USD/CHF extends gains for the second consecutive day, advancing to near 0.9080 during the early European hours on Tuesday. The US Dollar (USD) received a boost as US Treasury bond yields surged following positive ISM Manufacturing PMI data from the United States (US), thereby supporting the USD/CHF pair.
The US Dollar Index (DXY) continues its winning streak for the fifth successive session, trading around 105.10 at the time of writing.
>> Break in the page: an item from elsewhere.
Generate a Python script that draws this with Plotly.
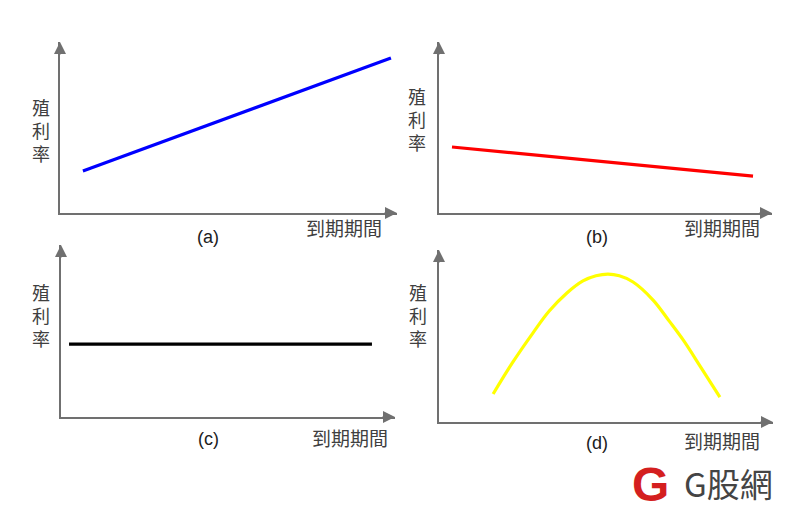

This positive trend is attributed to traders lowering their expectations for a quarter-point interest rate cut by the Federal Reserve in its June meeting.
However, Federal Reserve Chairman Jerome Powell indicated on Friday that recent US inflation data aligns with the anticipated path, reinforcing the Fed's stance on interest rate adjustments for the year.
On the other side, Real Retail Sales (YoY) from Switzerland declined by 0.2% in February, against the expected increase of 0.4% and the previous increase of 0.3%. This lower figure has contributed to downward pressure on Swiss Franc (CHF).
The Swiss National Bank’s (SNB) statement highlighted that the easing of monetary policy was feasible due to the effectiveness of the inflation-fighting efforts over the past two and a half years.
Moreover, ING analysts anticipate two additional rate cuts from the SNB in the year 2024, barring any unexpected developments in the global economic landscape that could rapidly escalate inflationary pressures once more.